> Do this: Retype the lines beneath this one, from the first through the line containing "from matplotlib.lines import Line2D". Pictures are left out.

───── Data shown

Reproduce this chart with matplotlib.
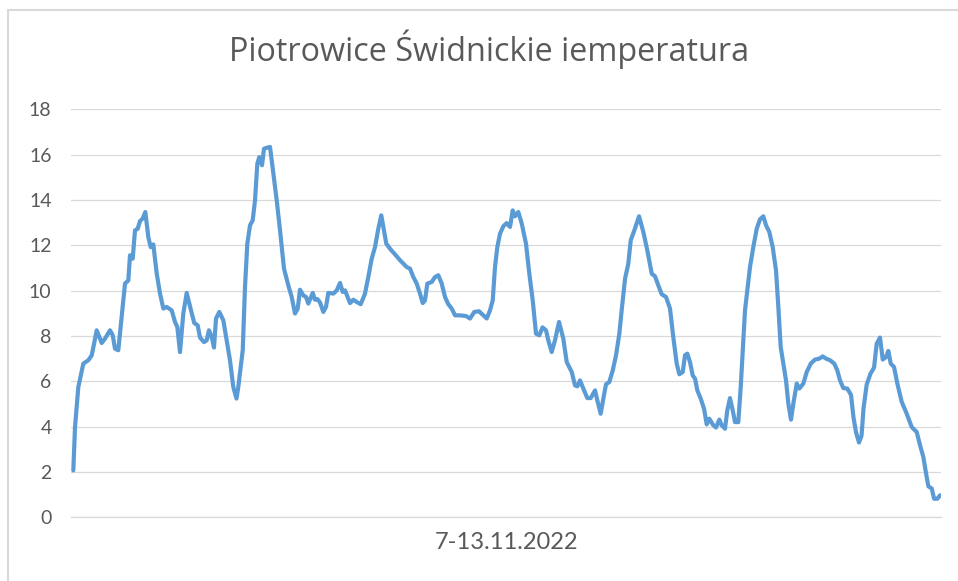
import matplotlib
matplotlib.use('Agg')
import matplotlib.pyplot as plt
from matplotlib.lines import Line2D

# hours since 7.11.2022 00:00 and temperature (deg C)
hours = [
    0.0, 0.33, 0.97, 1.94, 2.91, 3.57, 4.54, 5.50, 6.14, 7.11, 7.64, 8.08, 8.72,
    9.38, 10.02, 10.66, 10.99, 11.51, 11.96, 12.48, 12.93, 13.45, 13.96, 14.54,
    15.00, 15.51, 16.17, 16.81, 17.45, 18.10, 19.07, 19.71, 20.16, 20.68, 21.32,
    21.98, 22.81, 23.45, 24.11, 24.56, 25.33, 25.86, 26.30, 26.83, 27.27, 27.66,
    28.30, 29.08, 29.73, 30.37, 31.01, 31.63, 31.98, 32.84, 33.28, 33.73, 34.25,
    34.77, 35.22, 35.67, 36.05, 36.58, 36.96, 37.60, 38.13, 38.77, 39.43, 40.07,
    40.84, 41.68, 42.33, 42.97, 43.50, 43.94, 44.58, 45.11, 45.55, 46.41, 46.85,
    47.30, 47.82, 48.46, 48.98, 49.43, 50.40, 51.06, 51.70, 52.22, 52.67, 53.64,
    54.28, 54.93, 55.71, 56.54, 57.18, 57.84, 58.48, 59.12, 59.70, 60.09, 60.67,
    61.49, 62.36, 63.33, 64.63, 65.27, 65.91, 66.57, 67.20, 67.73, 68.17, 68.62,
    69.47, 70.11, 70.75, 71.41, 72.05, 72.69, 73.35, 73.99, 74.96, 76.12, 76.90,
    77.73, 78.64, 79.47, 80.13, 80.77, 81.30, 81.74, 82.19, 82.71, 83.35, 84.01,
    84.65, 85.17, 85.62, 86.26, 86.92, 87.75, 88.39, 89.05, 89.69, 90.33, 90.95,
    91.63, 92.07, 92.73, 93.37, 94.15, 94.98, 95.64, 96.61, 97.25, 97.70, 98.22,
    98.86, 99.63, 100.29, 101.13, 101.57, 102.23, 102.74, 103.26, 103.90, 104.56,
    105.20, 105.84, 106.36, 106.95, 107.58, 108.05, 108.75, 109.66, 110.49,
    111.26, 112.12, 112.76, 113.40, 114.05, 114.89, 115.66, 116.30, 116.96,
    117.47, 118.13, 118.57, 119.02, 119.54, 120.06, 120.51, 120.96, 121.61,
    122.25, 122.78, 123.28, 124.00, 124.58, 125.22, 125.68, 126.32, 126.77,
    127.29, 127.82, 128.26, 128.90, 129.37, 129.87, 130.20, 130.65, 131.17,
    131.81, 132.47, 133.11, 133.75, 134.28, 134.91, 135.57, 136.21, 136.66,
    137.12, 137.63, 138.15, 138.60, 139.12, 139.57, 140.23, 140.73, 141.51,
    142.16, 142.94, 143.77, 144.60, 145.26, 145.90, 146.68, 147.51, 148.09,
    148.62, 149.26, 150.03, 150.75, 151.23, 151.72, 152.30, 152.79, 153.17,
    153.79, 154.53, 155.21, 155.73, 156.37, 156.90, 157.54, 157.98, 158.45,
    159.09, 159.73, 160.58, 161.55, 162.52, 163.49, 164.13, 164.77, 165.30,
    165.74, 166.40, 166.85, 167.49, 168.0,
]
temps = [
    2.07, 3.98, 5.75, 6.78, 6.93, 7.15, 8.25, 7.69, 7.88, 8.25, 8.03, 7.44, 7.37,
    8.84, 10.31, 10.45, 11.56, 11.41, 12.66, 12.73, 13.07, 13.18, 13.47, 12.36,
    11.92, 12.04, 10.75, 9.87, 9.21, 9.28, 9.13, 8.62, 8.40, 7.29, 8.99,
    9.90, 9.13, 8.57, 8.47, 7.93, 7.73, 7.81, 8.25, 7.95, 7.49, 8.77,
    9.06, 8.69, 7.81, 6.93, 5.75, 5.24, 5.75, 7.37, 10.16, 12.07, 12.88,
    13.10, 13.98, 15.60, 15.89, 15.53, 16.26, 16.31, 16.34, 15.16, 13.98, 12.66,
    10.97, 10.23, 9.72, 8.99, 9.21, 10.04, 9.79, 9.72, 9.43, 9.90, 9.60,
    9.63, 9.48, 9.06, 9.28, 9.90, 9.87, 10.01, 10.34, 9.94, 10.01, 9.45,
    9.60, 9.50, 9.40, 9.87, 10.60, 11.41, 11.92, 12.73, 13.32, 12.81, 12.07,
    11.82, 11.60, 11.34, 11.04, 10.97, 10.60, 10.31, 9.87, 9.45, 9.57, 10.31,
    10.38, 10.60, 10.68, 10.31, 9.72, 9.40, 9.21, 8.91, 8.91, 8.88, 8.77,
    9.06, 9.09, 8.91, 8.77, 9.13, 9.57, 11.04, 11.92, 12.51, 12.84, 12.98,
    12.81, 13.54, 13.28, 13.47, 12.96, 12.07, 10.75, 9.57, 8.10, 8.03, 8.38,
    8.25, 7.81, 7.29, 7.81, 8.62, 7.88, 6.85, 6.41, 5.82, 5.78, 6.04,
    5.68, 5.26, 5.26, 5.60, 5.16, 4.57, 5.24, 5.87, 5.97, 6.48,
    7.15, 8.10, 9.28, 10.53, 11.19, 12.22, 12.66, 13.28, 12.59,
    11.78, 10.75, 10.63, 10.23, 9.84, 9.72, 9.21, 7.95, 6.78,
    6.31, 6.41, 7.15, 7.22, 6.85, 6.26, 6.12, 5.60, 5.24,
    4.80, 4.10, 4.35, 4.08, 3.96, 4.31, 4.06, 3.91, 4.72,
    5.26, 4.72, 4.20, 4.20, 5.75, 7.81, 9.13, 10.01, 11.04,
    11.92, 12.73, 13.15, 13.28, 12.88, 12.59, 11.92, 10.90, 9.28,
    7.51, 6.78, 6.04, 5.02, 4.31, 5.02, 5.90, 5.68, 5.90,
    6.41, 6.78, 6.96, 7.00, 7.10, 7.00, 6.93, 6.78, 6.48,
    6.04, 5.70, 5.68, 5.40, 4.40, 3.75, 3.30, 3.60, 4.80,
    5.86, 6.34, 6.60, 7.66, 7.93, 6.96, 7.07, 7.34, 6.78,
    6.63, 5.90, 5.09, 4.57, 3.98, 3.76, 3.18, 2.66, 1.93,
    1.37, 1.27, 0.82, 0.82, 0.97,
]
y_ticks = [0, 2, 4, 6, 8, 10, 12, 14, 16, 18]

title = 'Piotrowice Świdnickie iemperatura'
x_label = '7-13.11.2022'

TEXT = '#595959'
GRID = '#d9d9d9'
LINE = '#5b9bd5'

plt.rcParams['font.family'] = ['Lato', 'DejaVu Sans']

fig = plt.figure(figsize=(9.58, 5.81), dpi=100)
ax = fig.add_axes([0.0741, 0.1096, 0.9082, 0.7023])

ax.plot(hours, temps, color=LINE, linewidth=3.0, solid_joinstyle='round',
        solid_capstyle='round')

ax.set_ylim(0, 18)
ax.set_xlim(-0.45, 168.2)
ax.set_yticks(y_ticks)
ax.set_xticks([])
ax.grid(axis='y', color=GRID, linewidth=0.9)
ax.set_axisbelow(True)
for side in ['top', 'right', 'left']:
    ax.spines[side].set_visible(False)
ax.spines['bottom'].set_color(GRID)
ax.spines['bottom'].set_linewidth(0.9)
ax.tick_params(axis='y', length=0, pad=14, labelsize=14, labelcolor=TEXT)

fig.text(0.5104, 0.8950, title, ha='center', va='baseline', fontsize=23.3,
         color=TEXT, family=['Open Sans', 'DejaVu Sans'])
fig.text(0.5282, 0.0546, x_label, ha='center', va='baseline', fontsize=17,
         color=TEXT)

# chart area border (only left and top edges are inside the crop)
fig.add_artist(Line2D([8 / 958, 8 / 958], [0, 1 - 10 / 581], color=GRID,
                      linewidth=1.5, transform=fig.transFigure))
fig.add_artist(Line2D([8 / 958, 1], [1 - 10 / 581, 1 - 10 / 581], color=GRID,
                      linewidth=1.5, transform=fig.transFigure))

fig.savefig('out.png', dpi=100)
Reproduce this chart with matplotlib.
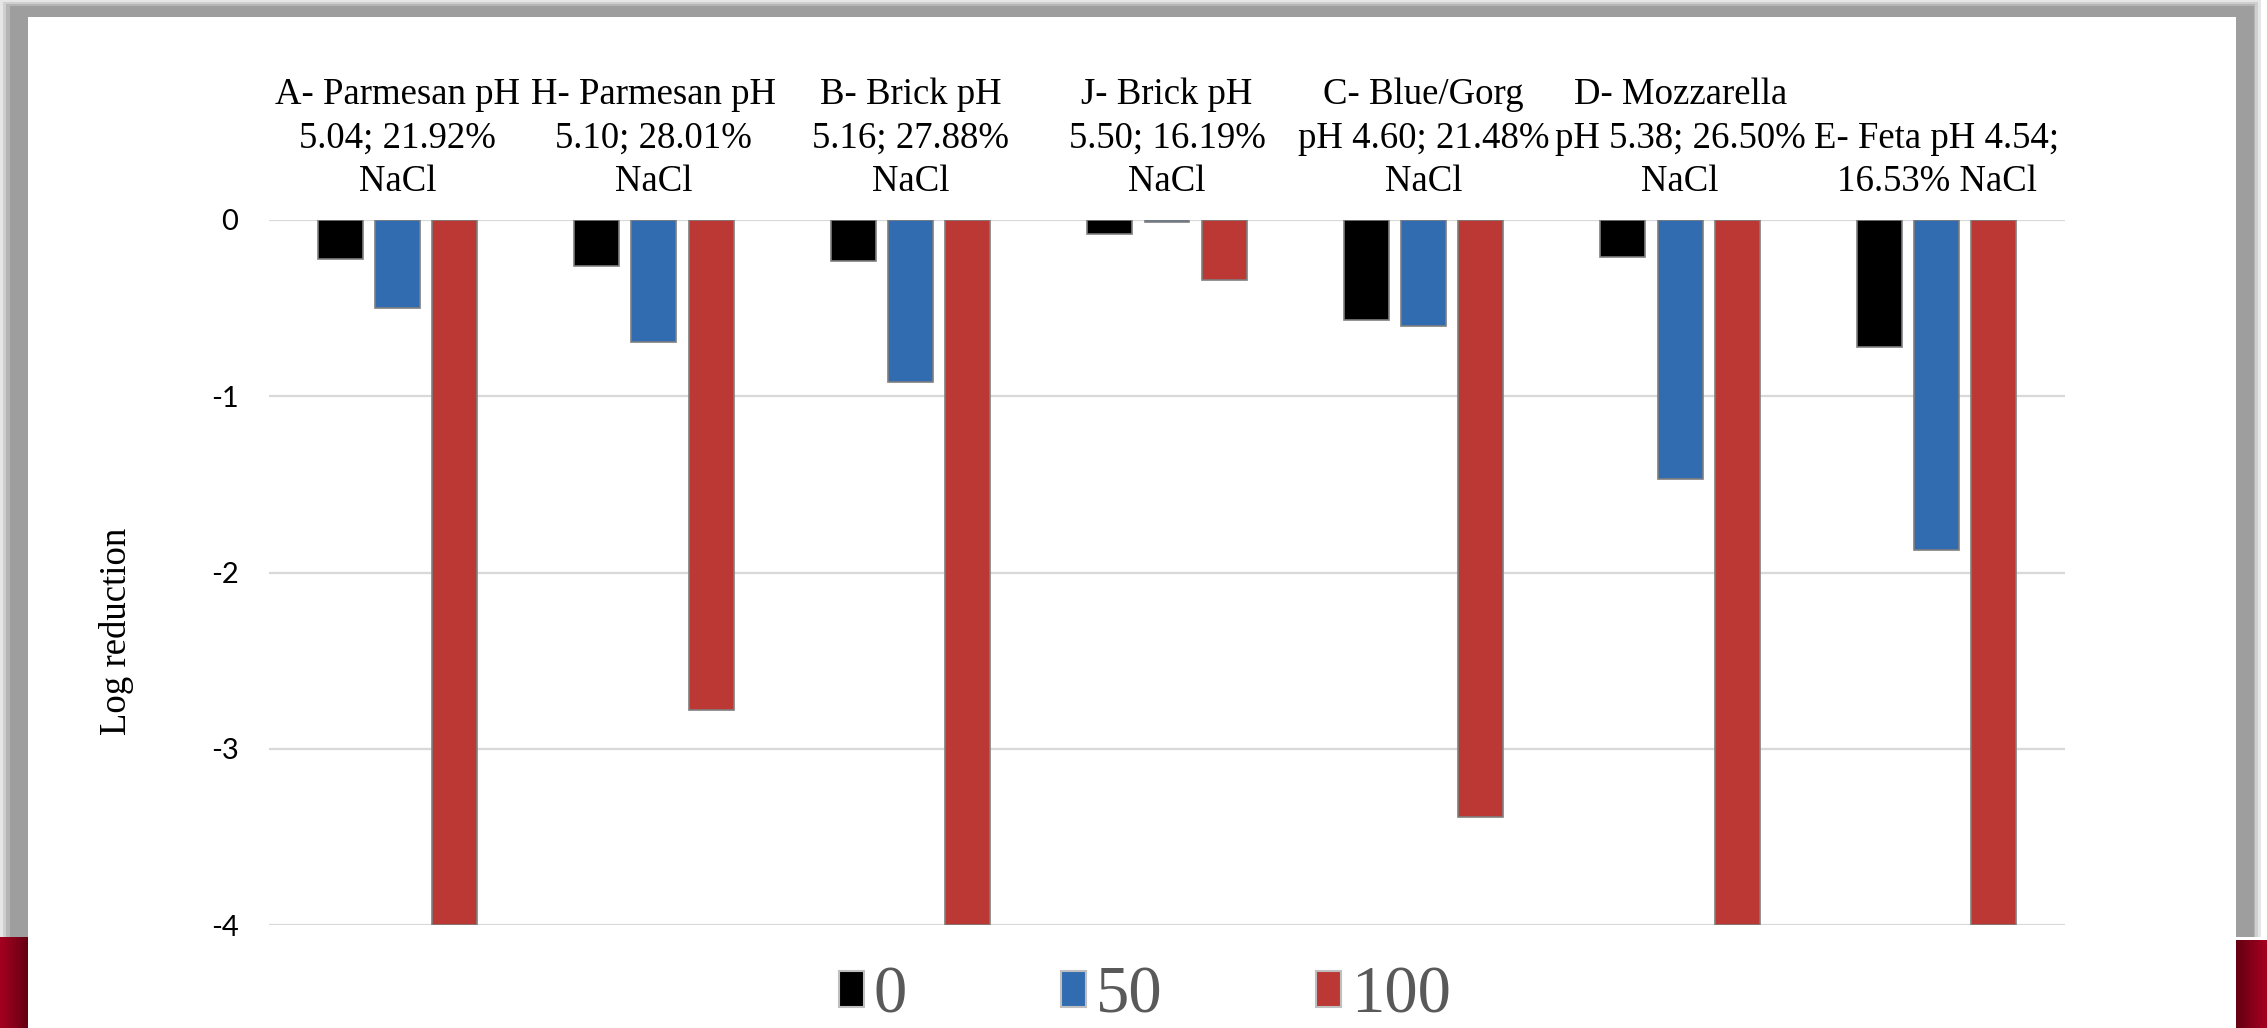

──────────

> Written answer:
Reproduce this chart with matplotlib.
import matplotlib
matplotlib.use('Agg')
import matplotlib.pyplot as plt
from matplotlib.lines import Line2D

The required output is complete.